§ **What you have to do**
Return only the lines between the line holding "Convert this chart to Plotly code." and the line holding "5000000, 6000000, 7000000]", the two boundary lines included, exactly as they appear.
-- start --
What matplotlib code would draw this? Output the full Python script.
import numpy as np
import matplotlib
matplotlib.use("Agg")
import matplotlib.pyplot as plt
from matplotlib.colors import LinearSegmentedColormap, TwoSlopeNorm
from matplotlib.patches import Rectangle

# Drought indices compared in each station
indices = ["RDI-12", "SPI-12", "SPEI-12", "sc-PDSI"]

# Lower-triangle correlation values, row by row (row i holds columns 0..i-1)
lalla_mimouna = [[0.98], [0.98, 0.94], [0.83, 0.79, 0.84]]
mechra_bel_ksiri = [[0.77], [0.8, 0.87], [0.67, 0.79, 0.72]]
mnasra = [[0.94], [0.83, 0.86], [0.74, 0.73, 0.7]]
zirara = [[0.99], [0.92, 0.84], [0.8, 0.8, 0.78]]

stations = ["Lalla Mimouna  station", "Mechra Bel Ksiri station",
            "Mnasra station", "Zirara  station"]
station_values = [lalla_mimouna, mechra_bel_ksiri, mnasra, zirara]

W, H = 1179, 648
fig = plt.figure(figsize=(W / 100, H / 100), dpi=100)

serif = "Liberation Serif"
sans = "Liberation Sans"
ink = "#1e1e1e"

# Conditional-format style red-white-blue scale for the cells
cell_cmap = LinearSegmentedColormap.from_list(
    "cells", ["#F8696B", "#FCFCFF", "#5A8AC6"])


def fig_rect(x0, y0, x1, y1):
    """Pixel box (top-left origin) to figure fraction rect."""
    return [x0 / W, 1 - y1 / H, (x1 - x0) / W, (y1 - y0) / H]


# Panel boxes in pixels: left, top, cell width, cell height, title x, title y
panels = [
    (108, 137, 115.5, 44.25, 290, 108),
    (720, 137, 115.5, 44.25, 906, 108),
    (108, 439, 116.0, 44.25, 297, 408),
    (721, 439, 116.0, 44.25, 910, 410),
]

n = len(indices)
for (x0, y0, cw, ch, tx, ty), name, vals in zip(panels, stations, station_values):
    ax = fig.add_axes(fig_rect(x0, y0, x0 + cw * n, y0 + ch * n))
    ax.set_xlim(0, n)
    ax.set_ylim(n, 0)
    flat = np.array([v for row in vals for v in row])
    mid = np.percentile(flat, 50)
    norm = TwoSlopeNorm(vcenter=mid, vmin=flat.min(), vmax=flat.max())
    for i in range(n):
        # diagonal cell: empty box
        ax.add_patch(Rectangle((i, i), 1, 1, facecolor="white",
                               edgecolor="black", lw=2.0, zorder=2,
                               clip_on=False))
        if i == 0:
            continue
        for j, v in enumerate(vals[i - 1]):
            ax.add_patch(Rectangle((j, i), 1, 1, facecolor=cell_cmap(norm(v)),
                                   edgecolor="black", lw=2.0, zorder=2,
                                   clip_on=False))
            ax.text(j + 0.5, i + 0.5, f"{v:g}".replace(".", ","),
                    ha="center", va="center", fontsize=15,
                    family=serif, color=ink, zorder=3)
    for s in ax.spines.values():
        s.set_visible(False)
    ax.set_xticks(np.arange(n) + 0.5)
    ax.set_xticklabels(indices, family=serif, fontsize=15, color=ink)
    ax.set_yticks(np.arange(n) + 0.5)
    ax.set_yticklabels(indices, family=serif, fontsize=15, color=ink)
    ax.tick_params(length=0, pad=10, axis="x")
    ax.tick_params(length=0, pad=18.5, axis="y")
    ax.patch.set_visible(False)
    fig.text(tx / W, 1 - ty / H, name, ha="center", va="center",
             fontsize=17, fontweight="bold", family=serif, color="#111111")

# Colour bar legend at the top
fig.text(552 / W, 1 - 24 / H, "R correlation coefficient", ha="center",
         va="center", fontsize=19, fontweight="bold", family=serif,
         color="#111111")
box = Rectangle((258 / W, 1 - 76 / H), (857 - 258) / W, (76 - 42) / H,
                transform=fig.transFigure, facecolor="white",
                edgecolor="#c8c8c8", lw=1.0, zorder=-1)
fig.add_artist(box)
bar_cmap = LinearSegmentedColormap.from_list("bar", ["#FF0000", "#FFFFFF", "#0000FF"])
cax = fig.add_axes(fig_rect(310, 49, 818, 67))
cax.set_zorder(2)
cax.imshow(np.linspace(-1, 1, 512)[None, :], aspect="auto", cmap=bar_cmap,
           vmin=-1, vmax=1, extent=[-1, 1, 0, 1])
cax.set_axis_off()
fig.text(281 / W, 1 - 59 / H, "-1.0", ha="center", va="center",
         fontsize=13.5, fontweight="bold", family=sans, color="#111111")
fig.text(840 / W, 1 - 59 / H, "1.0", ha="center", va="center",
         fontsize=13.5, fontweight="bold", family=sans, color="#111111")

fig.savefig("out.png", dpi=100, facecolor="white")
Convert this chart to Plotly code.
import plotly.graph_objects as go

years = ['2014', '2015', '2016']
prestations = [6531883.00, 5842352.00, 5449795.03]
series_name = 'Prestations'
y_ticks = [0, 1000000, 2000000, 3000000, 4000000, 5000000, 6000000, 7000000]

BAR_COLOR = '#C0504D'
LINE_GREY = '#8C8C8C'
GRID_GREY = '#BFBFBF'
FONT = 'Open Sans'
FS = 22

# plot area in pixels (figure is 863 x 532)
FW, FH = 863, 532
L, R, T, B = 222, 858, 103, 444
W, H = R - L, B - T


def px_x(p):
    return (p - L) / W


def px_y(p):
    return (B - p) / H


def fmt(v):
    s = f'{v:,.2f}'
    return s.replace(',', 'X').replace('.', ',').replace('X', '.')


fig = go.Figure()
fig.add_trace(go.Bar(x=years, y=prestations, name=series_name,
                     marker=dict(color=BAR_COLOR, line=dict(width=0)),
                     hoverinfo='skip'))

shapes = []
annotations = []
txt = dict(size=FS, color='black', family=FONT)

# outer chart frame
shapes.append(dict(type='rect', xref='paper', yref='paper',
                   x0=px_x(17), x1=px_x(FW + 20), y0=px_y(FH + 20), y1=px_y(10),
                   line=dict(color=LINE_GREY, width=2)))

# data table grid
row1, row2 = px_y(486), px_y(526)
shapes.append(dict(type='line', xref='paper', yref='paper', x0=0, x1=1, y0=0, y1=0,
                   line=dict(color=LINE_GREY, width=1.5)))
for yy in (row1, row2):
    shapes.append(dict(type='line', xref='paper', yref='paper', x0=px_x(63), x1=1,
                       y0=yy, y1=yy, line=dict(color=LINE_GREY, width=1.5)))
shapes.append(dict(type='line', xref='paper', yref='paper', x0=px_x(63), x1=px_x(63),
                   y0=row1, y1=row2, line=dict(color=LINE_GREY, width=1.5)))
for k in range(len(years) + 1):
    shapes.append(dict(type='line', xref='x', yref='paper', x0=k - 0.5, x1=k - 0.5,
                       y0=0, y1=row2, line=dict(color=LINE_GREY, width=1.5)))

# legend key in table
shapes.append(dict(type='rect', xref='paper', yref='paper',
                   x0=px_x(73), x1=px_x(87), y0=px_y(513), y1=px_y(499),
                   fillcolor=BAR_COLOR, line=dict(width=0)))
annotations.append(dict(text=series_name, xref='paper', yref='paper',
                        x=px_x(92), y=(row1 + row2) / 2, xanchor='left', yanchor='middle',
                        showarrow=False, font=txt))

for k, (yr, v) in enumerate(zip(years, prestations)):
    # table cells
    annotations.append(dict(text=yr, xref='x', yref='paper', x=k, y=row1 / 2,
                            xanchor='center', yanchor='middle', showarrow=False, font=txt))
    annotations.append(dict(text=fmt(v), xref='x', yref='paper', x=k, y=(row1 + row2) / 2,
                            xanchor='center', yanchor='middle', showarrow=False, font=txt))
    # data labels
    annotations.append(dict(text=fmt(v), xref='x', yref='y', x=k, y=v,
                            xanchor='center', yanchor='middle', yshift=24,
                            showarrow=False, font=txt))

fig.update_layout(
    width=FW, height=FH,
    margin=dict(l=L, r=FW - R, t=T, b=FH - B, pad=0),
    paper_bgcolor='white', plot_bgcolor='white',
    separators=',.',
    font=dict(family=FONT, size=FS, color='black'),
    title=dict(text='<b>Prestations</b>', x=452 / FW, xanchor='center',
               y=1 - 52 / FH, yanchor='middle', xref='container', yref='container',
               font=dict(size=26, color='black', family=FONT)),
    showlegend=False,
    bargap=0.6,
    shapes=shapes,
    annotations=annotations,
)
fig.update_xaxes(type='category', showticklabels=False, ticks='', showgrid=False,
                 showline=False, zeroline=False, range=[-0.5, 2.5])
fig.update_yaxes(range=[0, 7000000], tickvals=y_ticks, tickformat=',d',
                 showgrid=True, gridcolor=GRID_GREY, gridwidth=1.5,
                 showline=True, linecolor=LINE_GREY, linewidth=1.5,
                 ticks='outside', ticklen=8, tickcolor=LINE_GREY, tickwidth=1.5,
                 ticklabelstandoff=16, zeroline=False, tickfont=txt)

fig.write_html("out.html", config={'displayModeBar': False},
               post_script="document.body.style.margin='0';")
-- end --
§ **Exercise output**
Convert this chart to Plotly code.
import plotly.graph_objects as go

years = ['2014', '2015', '2016']
prestations = [6531883.00, 5842352.00, 5449795.03]
series_name = 'Prestations'
y_ticks = [0, 1000000, 2000000, 3000000, 4000000, 5000000, 6000000, 7000000]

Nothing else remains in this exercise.